Re: [PATCH v4 00/10] sched/fair: rework the CFS load balance

From: Ingo Molnar
Date: Mon Nov 18 2019 - 08:15:57 EST



* Mel Gorman <mgorman@xxxxxxxxxxxxxxxxxxx> wrote:

> On Mon, Oct 21, 2019 at 09:50:38AM +0200, Ingo Molnar wrote:
> > > <SNIP>
> >
> > Thanks, that's an excellent series!
> >
>
> Agreed despite the level of whining and complaining I made during the
> review.

I saw no whining and complaining whatsoever, and thanks for the feedback!
:-)

>
> > I've queued it up in sched/core with a handful of readability edits to
> > comments and changelogs.
> >
> > There are some upstreaming caveats though, I expect this series to be a
> > performance regression magnet:
> >
> > - load_balance() and wake-up changes invariably are such: some workloads
> > only work/scale well by accident, and if we touch the logic it might
> > flip over into a less advantageous scheduling pattern.
> >
> > - In particular the changes from balancing and waking on runnable load
> > to full load that includes blocking *will* shift IO-intensive
> > workloads that you tests don't fully capture I believe. You also made
> > idle balancing more aggressive in essence - which might reduce cache
> > locality for some workloads.
> >
> > A full run on Mel Gorman's magic scalability test-suite would be super
> > useful ...
> >
>
> I queued this back on the 21st and it took this long for me to get back
> to it.
>
> What I tested did not include the fix for the last patch so I cannot say
> the data is that useful. I also failed to include something that exercised
> the IO paths in a way that idles rapidly as that can catch interesting
> details (usually cpufreq related but sometimes load-balancing related).
> There was no real thinking behind this decision, I just used an old
> collection of tests to get a general feel for the series.

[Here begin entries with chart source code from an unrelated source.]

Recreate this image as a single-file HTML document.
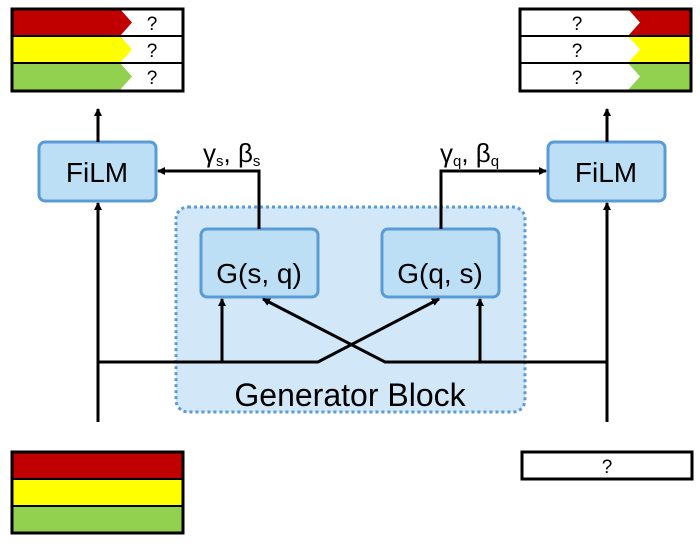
<!DOCTYPE html>
<html><head><style>body{margin:0;background:#fff}</style></head><body>
<svg width="700" height="543" xmlns="http://www.w3.org/2000/svg" font-family="Liberation Sans, DejaVu Sans, sans-serif">
<defs><marker id="a" markerWidth="8" markerHeight="8" refX="7" refY="4" orient="auto" markerUnits="userSpaceOnUse"><path d="M0,0 L8,4 L0,8 z" fill="#000"/></marker></defs>
<rect x="12" y="9" width="171" height="82" fill="#fff"/>
<polygon points="12,9 120,9 132,22.5 120,36 12,36" fill="#c00000"/>
<polygon points="12,36 120,36 132,49.5 120,63 12,63" fill="#ffff00"/>
<polygon points="12,63 120,63 132,76.5 120,90 12,90" fill="#92d050"/>
<line x1="12" y1="36" x2="183" y2="36" stroke="#000" stroke-width="2"/>
<line x1="12" y1="63" x2="183" y2="63" stroke="#000" stroke-width="2"/>
<rect x="12" y="9" width="171" height="82" fill="none" stroke="#000" stroke-width="3"/>
<g font-size="19" text-anchor="middle"><text x="152" y="30">?</text><text x="152" y="57">?</text><text x="152" y="84">?</text></g>
<rect x="520" y="9" width="171" height="82" fill="#fff"/>
<polygon points="628,9 690,9 690,36 628,36 640,22.5" fill="#c00000"/>
<polygon points="628,36 690,36 690,63 628,63 640,49.5" fill="#ffff00"/>
<polygon points="628,63 690,63 690,90 628,90 640,76.5" fill="#92d050"/>
<line x1="520" y1="36" x2="691" y2="36" stroke="#000" stroke-width="2"/>
<line x1="520" y1="63" x2="691" y2="63" stroke="#000" stroke-width="2"/>
<rect x="520" y="9" width="171" height="82" fill="none" stroke="#000" stroke-width="3"/>
<g font-size="19" text-anchor="middle"><text x="577" y="30">?</text><text x="577" y="57">?</text><text x="577" y="84">?</text></g>
<rect x="176" y="207" width="349" height="205" rx="12" fill="#d2e8f8" stroke="#5b9bd5" stroke-width="3" stroke-dasharray="3,3"/>
<rect x="39" y="142" width="117" height="59" rx="6" fill="#bddff5" stroke="#5b9bd5" stroke-width="3"/>
<rect x="548" y="142" width="117" height="59" rx="6" fill="#bddff5" stroke="#5b9bd5" stroke-width="3"/>
<rect x="201" y="229" width="117" height="68" rx="6" fill="#bddff5" stroke="#5b9bd5" stroke-width="3"/>
<rect x="382" y="229" width="117" height="68" rx="6" fill="#bddff5" stroke="#5b9bd5" stroke-width="3"/>
<g font-size="28" text-anchor="middle"><text x="97" y="182">FiLM</text><text x="606" y="182">FiLM</text>
<text x="259" y="283">G(s, q)</text><text x="440" y="283">G(q, s)</text></g>
<text x="350" y="406" font-size="32" text-anchor="middle">Generator Block</text>
<text x="203" y="162" font-size="26">γ<tspan font-size="15" dy="4">s</tspan><tspan dy="-4">, β</tspan><tspan font-size="15" dy="4">s</tspan></text>
<text x="440" y="162" font-size="26">γ<tspan font-size="15" dy="4">q</tspan><tspan dy="-4">, β</tspan><tspan font-size="15" dy="4">q</tspan></text>
<g stroke="#000" stroke-width="3" fill="none">
<line x1="98" y1="142" x2="98" y2="109" marker-end="url(#a)"/>
<line x1="607" y1="142" x2="607" y2="109" marker-end="url(#a)"/>
<polyline points="259,229 259,171 158,171" marker-end="url(#a)"/>
<polyline points="441,229 441,171 546,171" marker-end="url(#a)"/>
<line x1="98" y1="422" x2="98" y2="203" marker-end="url(#a)"/>
<line x1="607" y1="422" x2="607" y2="203" marker-end="url(#a)"/>
<polyline points="98,362 318,362 439,299" marker-end="url(#a)"/>
<polyline points="607,362 385,362 263,299" marker-end="url(#a)"/>
<line x1="222" y1="362" x2="222" y2="299" marker-end="url(#a)"/>
<line x1="480" y1="362" x2="480" y2="299" marker-end="url(#a)"/>
</g>
<rect x="12" y="452" width="171" height="27" fill="#c00000"/>
<rect x="12" y="479" width="171" height="27" fill="#ffff00"/>
<rect x="12" y="506" width="171" height="27" fill="#92d050"/>
<line x1="12" y1="479" x2="183" y2="479" stroke="#000" stroke-width="2"/>
<line x1="12" y1="506" x2="183" y2="506" stroke="#000" stroke-width="2"/>
<rect x="12" y="452" width="171" height="81" fill="none" stroke="#000" stroke-width="3"/>
<rect x="522" y="452" width="170" height="27" fill="#fff" stroke="#000" stroke-width="3"/>
<text x="607" y="473" font-size="19" text-anchor="middle">?</text>
</svg>
</body></html>
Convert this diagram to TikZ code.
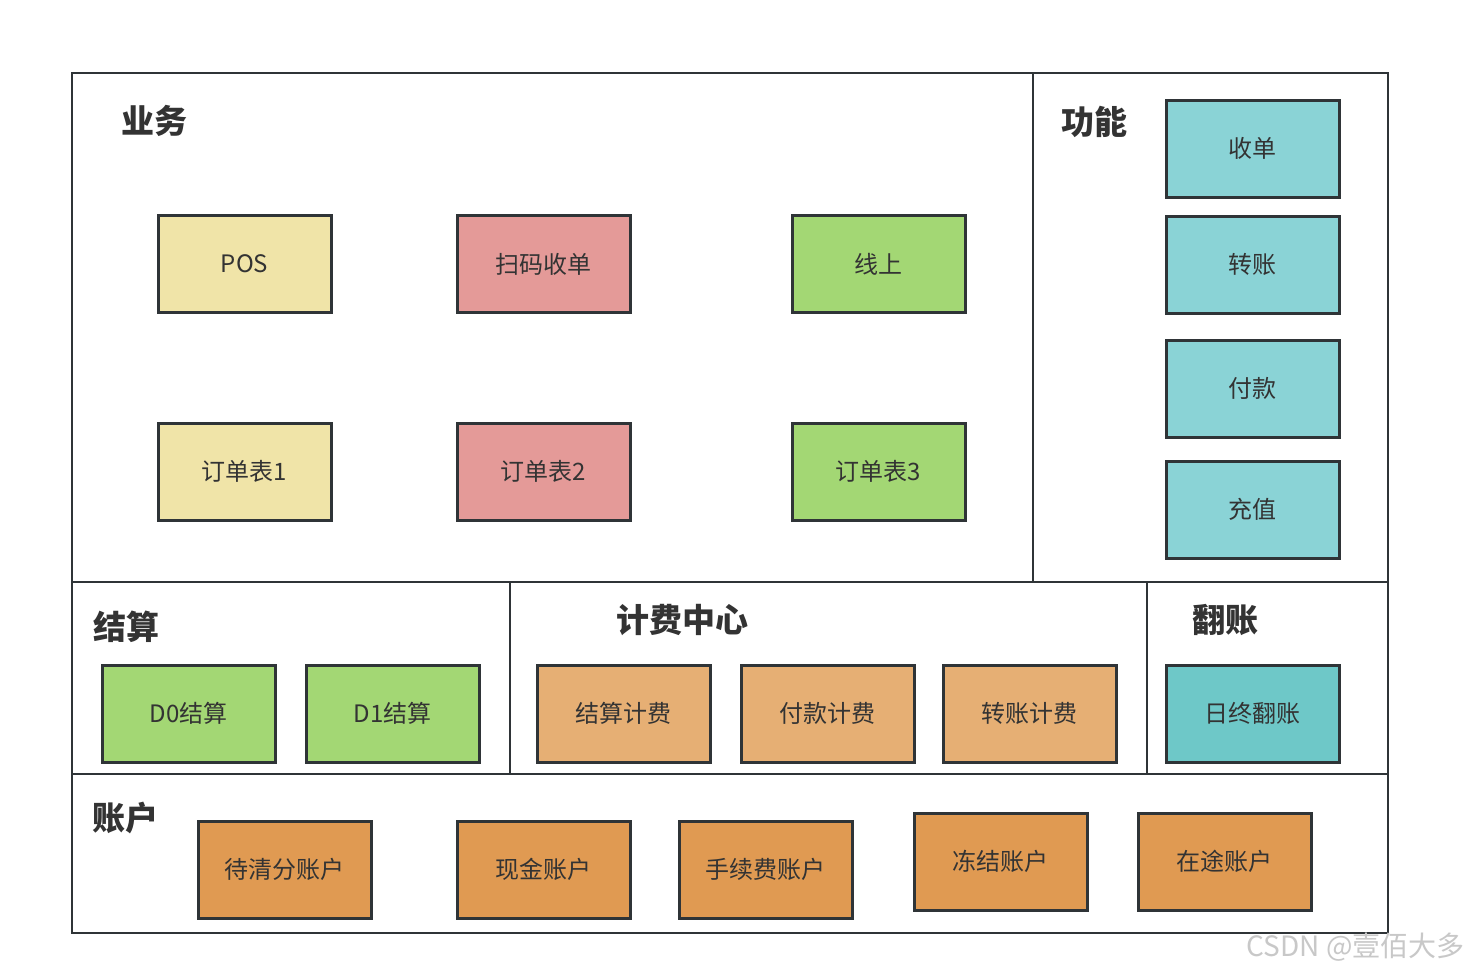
\documentclass[tikz,border=0pt]{standalone}
\usepackage{fontspec}
\setmainfont{Noto Sans CJK SC}
\newfontfamily\cjk{Noto Sans CJK SC}
\definecolor{ln}{HTML}{2F3437}
\definecolor{txt}{HTML}{333333}
\definecolor{cyel}{HTML}{F0E4A8}
\definecolor{cred}{HTML}{E49A98}
\definecolor{cgrn}{HTML}{A3D774}
\definecolor{cteal}{HTML}{8AD3D6}
\definecolor{cteal2}{HTML}{6EC8C8}
\definecolor{corg1}{HTML}{E6AF74}
\definecolor{corg2}{HTML}{E09A52}
\definecolor{wm}{HTML}{C8C8C8}
\tikzset{
  region/.style={draw=ln, line width=2.5pt},
  item/.style={draw=ln, line width=3pt, minimum width=173pt, minimum height=97pt, inner sep=0pt, text=txt, font=\cjk\fontsize{24pt}{28pt}\selectfont},
  ttl/.style={text=txt, font=\cjk\bfseries\fontsize{33pt}{38pt}\selectfont, inner sep=0pt},
}
\begin{document}
\begin{tikzpicture}[x=1pt,y=-1pt]
\useasboundingbox (0,0) rectangle (1470,974);
\fill[white] (0,0) rectangle (1470,974);
% regions
\draw[region] (72,73) rectangle (1033,582);
\draw[region] (1033,73) rectangle (1388,582);
\draw[region] (72,582) rectangle (510,774);
\draw[region] (510,582) rectangle (1147,774);
\draw[region] (1147,582) rectangle (1388,774);
\draw[region] (72,774) rectangle (1388,933);
% titles
\node[ttl] (t1) at (154,121) {业务};
\node[ttl] (t2) at (1094,122) {功能};
\node[ttl] (t3) at (126,627) {结算};
\node[ttl] (t4) at (682,620) {计费中心};
\node[ttl] (t5) at (1225,620) {翻账};
\node[ttl] (t6) at (125,818) {账户};
% business
\node[item, fill=cyel] (pos) at (244.5,264) {POS};
\node[item, fill=cred] (scan) at (543.5,264) {扫码收单};
\node[item, fill=cgrn] (online) at (878.5,264) {线上};
\node[item, fill=cyel] (o1) at (244.5,471.5) {订单表1};
\node[item, fill=cred] (o2) at (543.5,471.5) {订单表2};
\node[item, fill=cgrn] (o3) at (878.5,471.5) {订单表3};
% functions
\node[item, fill=cteal] (f1) at (1252.5,148.5) {收单};
\node[item, fill=cteal] (f2) at (1252.5,264.5) {转账};
\node[item, fill=cteal] (f3) at (1252.5,388.5) {付款};
\node[item, fill=cteal] (f4) at (1252.5,509.5) {充值};
% settlement
\node[item, fill=cgrn] (d0) at (188.5,713.5) {D0结算};
\node[item, fill=cgrn] (d1) at (392.5,713.5) {D1结算};
% billing
\node[item, fill=corg1] (b1) at (623.5,713.5) {结算计费};
\node[item, fill=corg1] (b2) at (827.5,713.5) {付款计费};
\node[item, fill=corg1] (b3) at (1029.5,713.5) {转账计费};
% flip
\node[item, fill=cteal2] (fl) at (1252.5,713.5) {日终翻账};
% accounts
\node[item, fill=corg2] (a1) at (284.5,869.5) {待清分账户};
\node[item, fill=corg2] (a2) at (543.5,869.5) {现金账户};
\node[item, fill=corg2] (a3) at (765.5,869.5) {手续费账户};
\node[item, fill=corg2] (a4) at (1000.5,861.5) {冻结账户};
\node[item, fill=corg2] (a5) at (1224.5,861.5) {在途账户};
% watermark
\node[text=wm, font=\cjk\fontsize{28pt}{32pt}\selectfont, anchor=east, inner sep=0pt] (wmk) at (1465,947) {CSDN @壹佰大多};
\end{tikzpicture}
\end{document}
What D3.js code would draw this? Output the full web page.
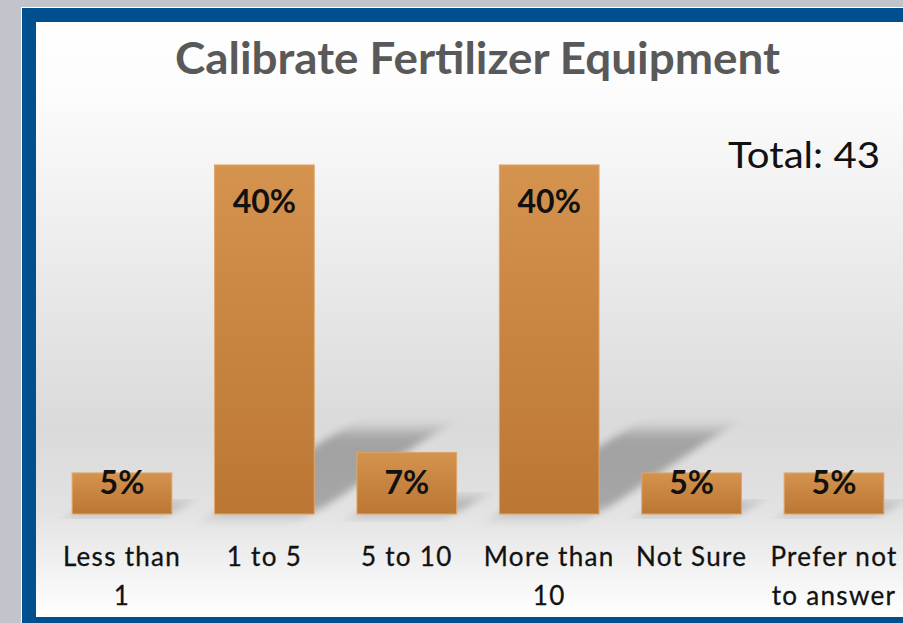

I have just applied Vincent's fix to find_idlest_group(), so that will
probably modify some of the results. (Hopefully for the better.)

Will push it out later today-ish.

> Most of the results were performance-neutral and some notable gains
> (kernel compiles were 1-6% faster depending on the -j count). Hackbench
> saw a disproportionate gain in terms of performance but I tend to be
> wary of hackbench as improving it is rarely a universal win. There
> tends to be some jitter around the point where a NUMA nodes worth of
> CPUs gets overloaded. tbench (mmtests configuation network-tbench) on a
> NUMA machine showed gains for low thread counts and high thread counts
> but a loss near the boundary where a single node would get overloaded.
>
> Some NAS-related workloads saw a drop in performance on NUMA machines
> but the size class might be too small to be certain, I'd have to rerun
> with the D class to be sure. The biggest strange drop in performance
> was the elapsed time to run the git test suite (mmtests configuration
> workload-shellscripts modified to use a fresh XFS partition) took
> 17.61% longer to execute on a UMA Skylake machine. This *might* be due
> to the missing fix because it is mostly a single-task workload.

Thanks a lot for your testing!

> I'm not going to go through the results in detail because I think
> another full round of testing would be required to take the fix into
> account. I'd also prefer to wait to see if the review results in any
> material change to the series.

I'll try to make sure it all gets addressed.

Thanks,

Ingo